TR15-039 Authors: Anup Rao, Makrand Sinha

Publication: 16th March 2015 23:47

Downloads: 740

Keywords:

We study the complexity of parallelizing streaming algorithms (or equivalently, branching programs). If $M(f)$ denotes the minimum average memory required to compute a function $f(x_1,x_2, \dots, x_n)$ how much memory is required to compute $f$ on $k$ independent streams that arrive in parallel? We show that when the inputs (updates) are sampled independently from some domain $\mathcal{X}$ and $M(f) = \Omega(n)$, then computing the value of $f$ on $k$ streams requires average memory at least $\Omega\left(k \cdot \frac{M(f)}{n}\right)$.
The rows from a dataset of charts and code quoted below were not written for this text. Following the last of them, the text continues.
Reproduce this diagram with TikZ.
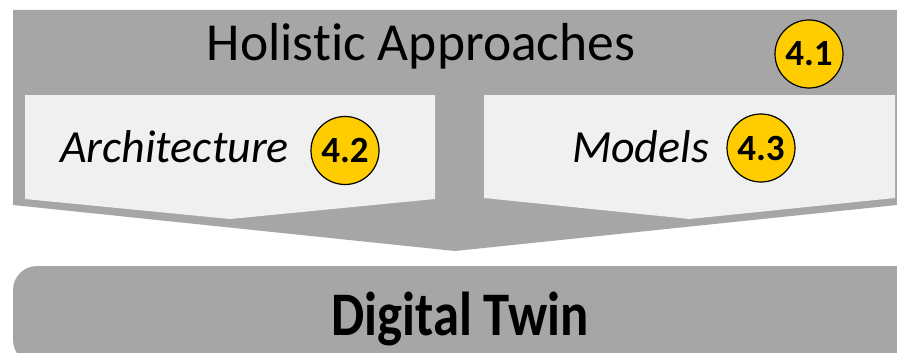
\documentclass[tikz,border=0pt]{standalone}
\usepackage{fontspec}
\setmainfont{Carlito}[Ligatures=CommonOff]
\definecolor{greyA}{HTML}{A6A6A6}
\definecolor{lightA}{HTML}{F0F0F0}
\definecolor{goldA}{HTML}{FFCC00}
\begin{document}
\begin{tikzpicture}[x=1pt,y=-1pt,
  badge/.style={circle,draw=black,line width=1.2pt,fill=goldA,minimum size=68pt,inner sep=0pt,
    font=\fontsize{37}{40}\selectfont\bfseries},
  boxtext/.style={anchor=base,font=\fontsize{46}{50}\selectfont\itshape},
]
\useasboundingbox (0,0) rectangle (897,353);
\clip (0,0) rectangle (897,353);
% big chevron
\fill[greyA] (13,10) -- (897,10) -- (897,205) -- (455,251) -- (13,205) -- cycle;
% inner chevrons
\fill[lightA] (25,95) -- (435,95) -- (435,199) -- (230,219) -- (25,199) -- cycle;
\fill[lightA] (484,95) -- (895,95) -- (895,198) -- (689.5,219) -- (484,198) -- cycle;
% bottom box
\fill[greyA,rounded corners=24pt] (13,266) rectangle (921,364);
% texts
\node[anchor=base,font=\fontsize{53.5}{58}\selectfont] (hol) at (421,60) {Holistic Approaches};
\node[boxtext] (arch) at (174.5,162) {Architecture};
\node[boxtext] (mod) at (640.5,162) {Models};
\node[anchor=base,font=\fontsize{62}{68}\selectfont\bfseries] (dt) at (460,335) {\scalebox{0.85}[1]{Digital Twin}};
\node[badge] (b41) at (809,54) {4.1};
\node[badge] (b42) at (345,150.5) {4.2};
\node[badge] (b43) at (761,148) {4.3};
\end{tikzpicture}
\end{document}
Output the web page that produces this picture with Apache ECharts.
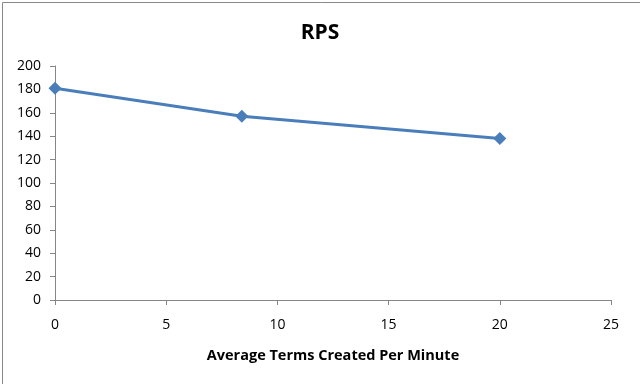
<!DOCTYPE html>
<html>
<head>
<meta charset="utf-8">
<script src="https://cdn.jsdelivr.net/npm/echarts@6/dist/echarts.min.js"></script>
<style>html,body{margin:0;padding:0;background:#fff;}#c{width:640px;height:384px;}</style>
</head>
<body>
<div id="c"></div>
<script>
const titleText = "RPS";
const xAxisName = "Average Terms Created Per Minute";
const xValues = [0, 8.4, 20];
const rpsValues = [181, 157, 138];

const chart = echarts.init(document.getElementById('c'));
const axisColor = '#868686';
const labelFont = { color: '#000', fontSize: 14, fontFamily: 'Open Sans, Liberation Sans, sans-serif' };
chart.setOption({
  animation: false,
  backgroundColor: '#fff',
  title: {
    text: titleText, left: 'center', top: 18,
    textStyle: { fontSize: 21, fontWeight: 'bold', color: '#000', fontFamily: 'Open Sans, Liberation Sans, sans-serif' }
  },
  graphic: [{
    type: 'rect', left: 0, top: 0, silent: true,
    shape: { x: 0.5, y: 0.5, width: 639, height: 383 },
    style: { fill: 'none', stroke: '#888', lineWidth: 1 }
  }],
  grid: { left: 55, right: 29, top: 66, bottom: 84 },
  xAxis: {
    type: 'value', min: 0, max: 25, interval: 5,
    name: xAxisName, nameLocation: 'middle', nameGap: 48,
    nameTextStyle: { fontSize: 14.5, fontWeight: 'bold', color: '#000', fontFamily: 'Open Sans, Liberation Sans, sans-serif' },
    axisLine: { show: true, lineStyle: { color: axisColor } },
    axisTick: { show: true, length: 5, lineStyle: { color: axisColor } },
    axisLabel: Object.assign({ margin: 18 }, labelFont),
    splitLine: { show: false }
  },
  yAxis: {
    type: 'value', min: 0, max: 200, interval: 20,
    axisLine: { show: true, lineStyle: { color: axisColor } },
    axisTick: { show: true, length: 5, lineStyle: { color: axisColor } },
    axisLabel: Object.assign({ margin: 14 }, labelFont),
    splitLine: { show: false }
  },
  series: [{
    type: 'line',
    data: xValues.map((x, i) => [x, rpsValues[i]]),
    symbol: 'diamond', symbolSize: 13,
    lineStyle: { color: '#4A7EBB', width: 3 },
    itemStyle: { color: '#4A7EBB' }
  }]
});
</script>
</body>
</html>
Our results are obtained by defining new ways to measure the information complexity of streaming algorithms. We define two such measures: the \emph{transitional} and \emph{cumulative} information content. We prove that any streaming algorithm with transitional information content $I$ can be simulated using average memory $\mathcal{O}(n(I+1))$. On the other hand, if every algorithm with cumulative information content $I$ can be simulated with average memory $\mathcal{O}(I+1)$, then computing $f$ on $k$ streams requires average memory at least $\Omega(k \cdot (M(f)-1))$.